I'll move forward my thoughts on partitioning, so we can decide whether
to do things this way, or below the table horizon as you say. I've got
some detailed notes on this already which showed it was roughly balanced
between the two ways. I'll write it up so we can see; the answer might
change during the writing.

> > Attach
> > ------
> > 
> > Writing tables on one system and then moving that data to other systems
> > is fairly common. If we supported read-only tables then you might
> > consider how you would publish new versions to people.
> 
> Some time ago I was speculating on pie-in-the-sky features I might like in
> Postgres, and it was something like this attach.  But the idea was somehow
> related to the read-only tuples.
> 
> In my specific case, I have piles and piles of mostly useless data.
> Sometimes, however, some of that data is possibly useful in retrospect.  So
> the suggestion was to have tables that could be mostly offline -- archived
> somewhere -- but for which we had enough metadata online to say, "You have
> some data that might match in catalog C.  Go mount it, and I'll check."  I
> think this is subtly different from the attach case you're outlining?

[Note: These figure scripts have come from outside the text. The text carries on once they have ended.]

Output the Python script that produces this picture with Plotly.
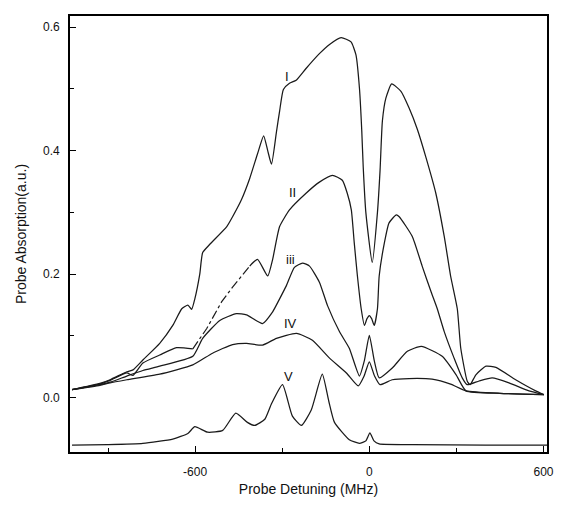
import plotly.graph_objects as go

# ---- data ----
x_I = [-1024, -928, -893, -835, -814, -780, -722, -677, -646, -625, -612, -601, -584, -574, -550, -491, -471, -441, -412,
       -385, -364, -350, -337, -320, -309, -296, -275, -252, -218, -172, -137, -97, -63, -46, -34, -26, -21, -12, 10,
       28, 37, 45, 57, 77, 109, 137, 165, 195, 229, 258, 280, 303, 315, 337, 347, 367, 402, 436, 504, 573, 601]
y_I = [0.013, 0.023, 0.029, 0.042, 0.045, 0.061, 0.088, 0.117, 0.144, 0.150, 0.143, 0.160, 0.200, 0.235, 0.248, 0.277, 0.293, 0.320, 0.355,
       0.395, 0.424, 0.400, 0.378, 0.430, 0.464, 0.499, 0.509, 0.514, 0.533, 0.557, 0.572, 0.583, 0.576, 0.555, 0.501, 0.432, 0.373, 0.300, 0.219,
       0.300, 0.368, 0.448, 0.485, 0.508, 0.496, 0.469, 0.435, 0.389, 0.331, 0.261, 0.197, 0.144, 0.080, 0.027, 0.021, 0.037, 0.051, 0.049, 0.029, 0.011, 0.005]

x_II = [-1024, -928, -893, -835, -814, -780, -722, -664, -608, -560, -509, -471, -412, -385, -350, -333, -309, -275, -218,
        -172, -127, -93, -76, -62, -52, -41, -28, -17, -8, 0, 8, 17, 28, 34, 52, 68, 93, 103, 148, 182, 213, 234, 258, 292, 320, 337,
        378, 423, 481, 550, 601]
y_II = [0.013, 0.022, 0.028, 0.040, 0.036, 0.056, 0.069, 0.081, 0.079, 0.112, 0.155, 0.179, 0.213, 0.224, 0.197, 0.224, 0.277, 0.304, 0.331,
        0.349, 0.360, 0.352, 0.331, 0.304, 0.251, 0.197, 0.144, 0.117, 0.128, 0.133, 0.128, 0.117, 0.144, 0.197, 0.251, 0.283, 0.296, 0.293, 0.261, 0.213, 0.171, 0.144,
        0.107, 0.064, 0.032, 0.021, 0.027, 0.032, 0.024, 0.011, 0.005]

x_iii = [-1024, -928, -893, -835, -780, -722, -608, -574, -515, -458, -423, -368, -333, -309, -286, -258, -230, -206, -172,
         -144, -103, -69, -34, -17, 0, 17, 34, 79, 131, 179, 251, 299, 333, 450, 601]
y_iii = [0.013, 0.021, 0.025, 0.035, 0.044, 0.051, 0.067, 0.096, 0.125, 0.136, 0.134, 0.120, 0.139, 0.160, 0.181, 0.211, 0.218, 0.213, 0.187,
         0.149, 0.107, 0.080, 0.035, 0.060, 0.101, 0.060, 0.032, 0.048, 0.075, 0.083, 0.067, 0.037, 0.011, 0.007, 0.005]

x_IV = [-1024, -928, -893, -835, -722, -608, -540, -471, -423, -368, -320, -251, -196, -137, -79, -38, -18, 0, 18, 37,
        79, 137, 216, 280, 333, 450, 601]
y_IV = [0.013, 0.020, 0.024, 0.029, 0.038, 0.053, 0.072, 0.086, 0.088, 0.085, 0.096, 0.104, 0.093, 0.064, 0.040, 0.019, 0.035, 0.058, 0.035, 0.021,
        0.029, 0.031, 0.030, 0.022, 0.011, 0.007, 0.005]

x_V = [-1024, -900, -780, -677, -625, -601, -557, -505, -460, -420, -395, -360, -337, -299, -265, -234, -200, -162, -140,
       -120, -69, -34, -12, 2, 16, 34, 150, 400, 612]
y_V = [-0.077, -0.076, -0.074, -0.067, -0.058, -0.047, -0.056, -0.053, -0.025, -0.040, -0.045, -0.035, -0.010, 0.021, -0.030, -0.045, -0.020, 0.038, -0.005,
       -0.040, -0.068, -0.074, -0.070, -0.057, -0.070, -0.075, -0.076, -0.077, -0.077]

labels = ["I", "II", "iii", "IV", "V"]
label_x = [-283, -266, -270, -270, -277]
label_y = [0.52, 0.333, 0.224, 0.12, 0.035]

x_ticks = [-600, 0, 600]
y_ticks = [0.0, 0.2, 0.4, 0.6]

LINE = dict(color="#1a1a1a", width=1.25, shape="spline", smoothing=0.5)
FONT = "Liberation Sans, Arial"

fig = go.Figure()
fig.add_trace(go.Scatter(x=x_I, y=y_I, mode="lines", line=LINE, showlegend=False))

# II: solid, with a broken (dash-dot) stretch between -608 and -412
i0 = x_II.index(-608)
i1 = x_II.index(-412)
fig.add_trace(go.Scatter(x=x_II[:i0 + 1], y=y_II[:i0 + 1], mode="lines", line=LINE, showlegend=False))
fig.add_trace(go.Scatter(x=x_II[i0:i1 + 1], y=y_II[i0:i1 + 1], mode="lines",
                         line=dict(color="#1a1a1a", width=1.2, dash="dashdot"), showlegend=False))
fig.add_trace(go.Scatter(x=x_II[i1:], y=y_II[i1:], mode="lines", line=LINE, showlegend=False))

for xs, ys in [(x_iii, y_iii), (x_IV, y_IV), (x_V, y_V)]:
    fig.add_trace(go.Scatter(x=xs, y=ys, mode="lines", line=LINE, showlegend=False))

for t, lx, ly in zip(labels, label_x, label_y):
    fig.add_annotation(x=lx, y=ly, text=t, showarrow=False,
                       font=dict(family=FONT, size=13, color="#111"))

axis_common = dict(showgrid=False, zeroline=False, showline=True, linecolor="black", linewidth=1.6,
                   mirror=True, ticks="inside", ticklen=6, tickwidth=1.3, tickcolor="black",
                   tickfont=dict(family=FONT, size=12, color="#111"),
                   minor=dict(ticks="inside", ticklen=4, tickwidth=1, tickcolor="black", showgrid=False))

fig.update_xaxes(range=[-1031, 612], tickvals=x_ticks, ticktext=["-600", "0", "600"],
                 minor_tickvals=[-900, -300, 300],
                 title=dict(text="Probe Detuning (MHz)", font=dict(family=FONT, size=14, color="#111"),
                            standoff=6),
                 ticklabelstandoff=8, **axis_common)
fig.update_yaxes(range=[-0.088, 0.618], tickvals=y_ticks, ticktext=["0.0", "0.2", "0.4", "0.6"],
                 minor_tickvals=[0.1, 0.3, 0.5],
                 title=dict(text="Probe Absorption(a.u.)", font=dict(family=FONT, size=14, color="#111"),
                            standoff=13),
                 ticklabelstandoff=6, **axis_common)

# the page body adds an 8px margin; size the figure so the plot area lands where the reference has it
fig.update_layout(width=552, height=493, margin=dict(l=62, r=12, t=6, b=46),
                  paper_bgcolor="white", plot_bgcolor="white")

fig.write_html("out.html")
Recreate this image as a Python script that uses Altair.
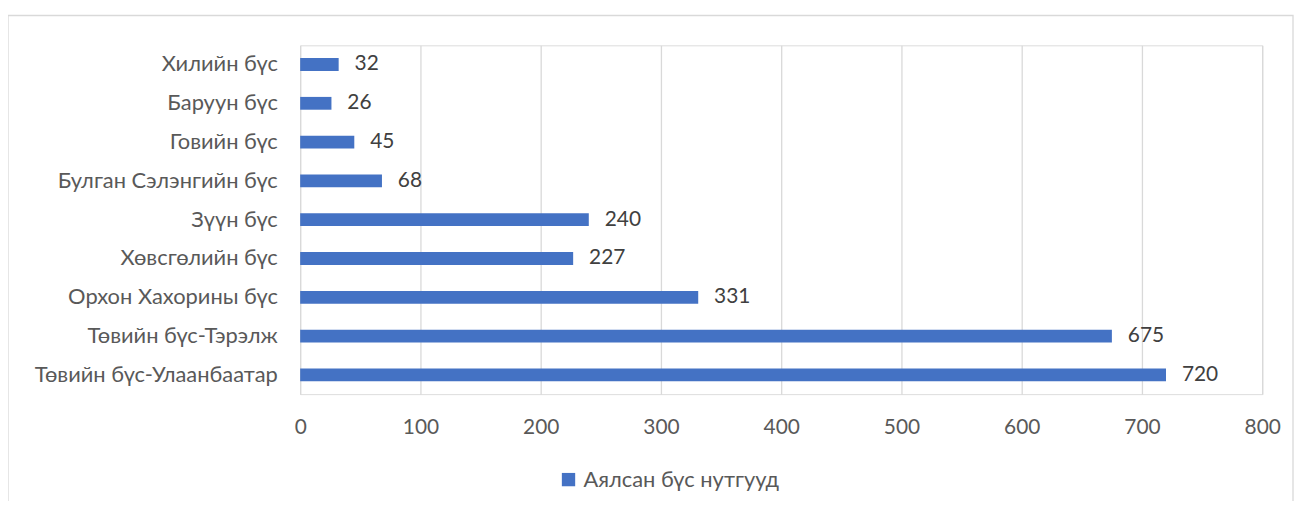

Yes it is, but I had hoped that what you're asking for is catered for
here.

If you have a hierarchical storage manager, you can just call access the
file, whereupon the actual file will be de-archived to allow access. Or
maybe you have it on MAID storage, so we spin up the disks to allow
access to the files. So I guess I was expecting the de-archive to be
automated at the file system level.
http://en.wikipedia.org/wiki/Hierarchical_Storage_Management
Regrettably, I'm not aware of an open source HSM, though XFS has some
hooks in it that mention this. That's an old IBM term, so some people
might refer to this concept as tiered storage. 

Since I was planning to modify smgr to allow different kinds of
tablespaces it should be possible to make the file issue some kind of a
call out to mount the appropriate files. What would that call out look
like? Would that be a DMAPI/XDSM impelementation, or something simpler
as was used for PITR, or a roll-your-own plug-in hook?

I can see I'll have to re-wire smgr_nblocks() for non-md smgrs to access
pg_class.relpages rather than issue a seek, which will need to issue an
open. That way we can do planning without actually accessing the table.
(Maybe that's presuming we dealing with tables, oh well).